The routing gain. Routing easy queries to small models saves energy proportional to the model size difference. 10x smaller model = 10x less energy on routed queries. Routing is operationally complex but high-value.

Reporting

Regulatory pressure is increasing. EU AI Act requires energy reporting for foundation models. Some jurisdictions mandate carbon disclosure for datacenters above thresholds. ISO/IEC standards are emerging. Companies are starting to publish "training energy used" alongside model releases.

The EU requirement. GPAI providers must report energy consumption during training and average inference. The reporting is part of the GPAI documentation; auditable; downstream developers can use it for their own carbon accounting.

The ISO/IEC standard. ISO/IEC 42001 (AI management systems) includes sustainability provisions. Voluntary; increasingly expected by enterprise customers. Adoption growing through 2026-2027.

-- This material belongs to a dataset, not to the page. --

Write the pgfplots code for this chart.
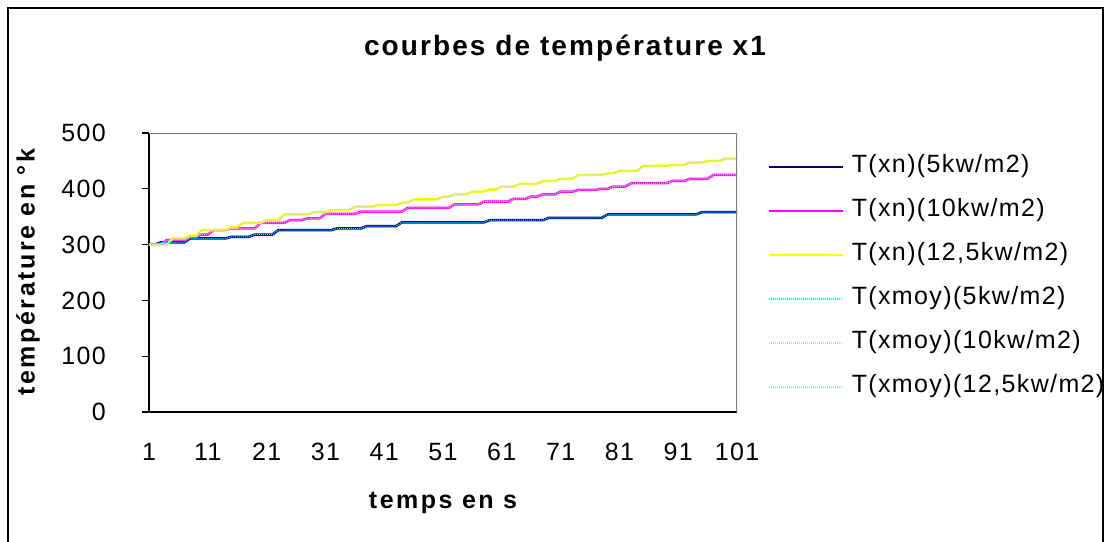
\documentclass[border=0pt]{standalone}
\usepackage{fontspec}
\setmainfont{Liberation Sans}
\newfontfamily\wideface[LetterSpace=5.5]{Liberation Sans}
\newfontfamily\widebold[LetterSpace=10]{Liberation Sans Bold}
\newfontfamily\titleface[LetterSpace=7.5]{Liberation Sans Bold}
\usepackage{pgfplots}
\usepackage{pgfplotstable}
\pgfplotsset{compat=1.18}
\definecolor{xnfive}{HTML}{000080}
\definecolor{xnten}{HTML}{FF00FF}
\definecolor{xntwelve}{HTML}{FFFF00}
\definecolor{moyfive}{HTML}{00FFFF}
\definecolor{moyten}{HTML}{D4CCDC}
\definecolor{moytwelve}{HTML}{A8D4F8}
\pgfplotstableread{
t a b c
1 300 300 300
2 300 300 300
3 304 300 300
4 304 308 300
5 304 308 311
6 304 308 311
7 304 308 311
8 311 314 316
9 311 314 316
10 311 318 326
11 311 318 326
12 311 326 326
13 311 326 326
14 311 326 326
15 314 329 331
16 314 329 331
17 314 329 339
18 314 329 339
19 318 329 339
20 318 339 339
21 318 339 344
22 318 339 344
23 326 339 344
24 326 339 354
25 326 344 354
26 326 344 354
27 326 344 354
28 326 347 354
29 326 347 358
30 326 347 358
31 326 355 358
32 326 355 362
33 329 355 362
34 329 355 362
35 329 355 362
36 329 355 368
37 329 359 368
38 333 359 368
39 333 359 368
40 333 359 371
41 333 359 371
42 333 359 371
43 333 359 371
44 340 359 375
45 340 366 375
46 340 366 381
47 340 366 381
48 340 366 381
49 340 366 381
50 340 366 381
51 340 366 386
52 340 366 386
53 340 372 390
54 340 372 390
55 340 372 390
56 340 372 395
57 340 372 395
58 340 377 395
59 344 377 399
60 344 377 399
61 344 377 404
62 344 377 404
63 344 382 404
64 344 382 409
65 344 382 409
66 344 386 409
67 344 386 409
68 344 390 414
69 348 390 414
70 348 390 414
71 348 395 418
72 348 395 418
73 348 395 418
74 348 398 425
75 348 398 425
76 348 398 425
77 348 398 425
78 348 400 425
79 354 400 428
80 354 404 428
81 354 404 432
82 354 404 432
83 354 410 432
84 354 410 432
85 354 410 441
86 354 410 441
87 354 410 441
88 354 410 441
89 354 410 441
90 354 414 443
91 354 414 443
92 354 414 443
93 354 418 447
94 354 418 447
95 358 418 447
96 358 418 450
97 358 425 450
98 358 425 450
99 358 425 454
100 358 425 454
101 358 425 454
}\datatable
\begin{document}
\begin{tikzpicture}
\useasboundingbox (0pt,0pt) rectangle (1111pt,-541pt);
\fill[white] (0pt,0pt) rectangle (1111pt,-541pt);
\draw[black, line width=1.3pt] (8pt,-560pt) -- (8pt,-8pt) -- (1103pt,-8pt) -- (1103pt,-560pt);
\begin{axis}[
  at={(149pt,-412pt)}, anchor=south west,
  width=588pt, height=279pt, scale only axis,
  xmin=1, xmax=101, ymin=0, ymax=500,
  axis x line*=bottom, axis y line*=left,
  axis line style={-, black, line width=1.2pt},
  xtick={1,11,...,101}, ytick={0,100,...,500},
  tick align=outside,
  y tick style={black, line width=1.2pt},
  major tick length=7pt,
  x tick style={draw=none},
  /pgf/number format/assume math mode=true,
  tick label style={font=\fontsize{25}{29}\wideface},
  yticklabel style={anchor=east, inner sep=0pt, xshift=-36pt},
  xticklabel style={anchor=north, inner sep=0pt, text height=18pt, text depth=0pt, yshift=-23pt},
  title={courbes de température x1},
  title style={at={(axis description cs:0.7075,1.283)}, anchor=center, font=\fontsize{28}{32}\titleface},
  xlabel={temps en s},
  xlabel style={at={(axis description cs:0.5,-0.326)}, anchor=center, font=\fontsize{25}{29}\widebold},
  ylabel={température en °k},
  ylabel style={at={(axis description cs:-0.2058,0.5018)}, anchor=center, font=\fontsize{25}{29}\widebold},
  legend image code/.code={\draw[#1, line width=1.6pt] (0pt,0pt) -- (74pt,0pt);},
  legend cell align=left,
  legend style={at={(axis description cs:1.0527,0.921)}, anchor=north west,
    draw=none, fill=none, inner sep=0pt, row sep=20pt, column sep=8pt,
    font=\fontsize{25}{29}\wideface,
    nodes={inner sep=0pt, text height=17.5pt, text depth=6.5pt}},
]
\addplot[xnfive, line width=2.5pt] table[x=t, y=a] {\datatable};
\addlegendentry{T(xn)(5kw/m2)}
\addplot[xnten, line width=2.5pt] table[x=t, y=b] {\datatable};
\addlegendentry{T(xn)(10kw/m2)}
\addplot[xntwelve, line width=2.5pt] table[x=t, y=c] {\datatable};
\addlegendentry{T(xn)(12,5kw/m2)}
\addplot[moyfive, line width=1pt, densely dotted] table[x=t, y=a] {\datatable};
\addlegendentry{T(xmoy)(5kw/m2)}
\addplot[moyten, line width=1pt, densely dotted] table[x=t, y=b] {\datatable};
\addlegendentry{T(xmoy)(10kw/m2)}
\addplot[moytwelve, line width=1pt, densely dotted] table[x=t, y=c] {\datatable};
\addlegendentry{T(xmoy)(12,5kw/m2)}
\draw[gray, line width=1.2pt] (rel axis cs:0,1) -- (rel axis cs:1,1) -- (rel axis cs:1,0);
\end{axis}
\end{tikzpicture}
\end{document}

The "what to report" reality. Standard reporting includes: training energy in kWh, training emissions in tCO2e (using location-specific grid factors), average inference energy per query, inference emissions per query. Methodologies are converging; not yet fully standardised.

The market pressure. Some enterprise customers ask about AI carbon footprint as part of vendor evaluation. Hyperscalers report aggregate AI energy in sustainability reports. The pressure is real; the response is investment in efficiency.

The greenwashing concern. "AI is green" claims often don't bear scrutiny. Companies that optimise hardware efficiency may grow consumption faster than efficiency improves. The honest framing: efficiency is improving and consumption is growing; both are true.

What teams should do

Practical steps:

The tracking-first principle. You can't optimise what you don't measure. Build dashboards: energy per task type, per feature, per customer. Make the cost of inefficient choices visible.

The easy-wins principle. Quantisation, caching, routing are low-effort and high-impact. Done before harder optimisations; the highest ROI per engineer-hour.

The provider-choice principle. Inference API providers vary in energy efficiency 2-3x. The differences come from hardware choices, datacenter efficiency, model architecture. Picking efficient providers reduces your scope-3 emissions.

The location principle. Cloud regions vary in grid-mix carbon intensity 5-10x. Same workload in a Quebec datacenter vs a Wyoming datacenter has dramatically different emissions. For workloads with location flexibility, the choice matters.

The decommissioning principle. Surveys at large companies often find 20-40% of running AI infrastructure unused or underused. Stale experiments, old A/B tests, idle endpoints. Aggressive decommissioning recovers the energy and the cost.

Common antipatterns

Treating efficiency as separate from cost. They overlap heavily. Optimising for cost optimises for energy.

Greenwashing claims. "AI is sustainable" without numbers. Be honest about consumption growth.

Ignoring location. Grid mix varies dramatically. Pick regions with cleaner grids for flexible workloads.

Skipping decommissioning. Stale infrastructure compounds. Audit periodically.

What to do this week

Three moves. (1) Audit running AI infrastructure for unused/idle systems. The decommissioning often recovers 10-30% of capacity. (2) For one production model, measure energy per query. The number tells you where optimisation matters most. (3) When choosing AI providers, ask for energy-efficiency disclosure. The market signal pushes vendors toward efficiency.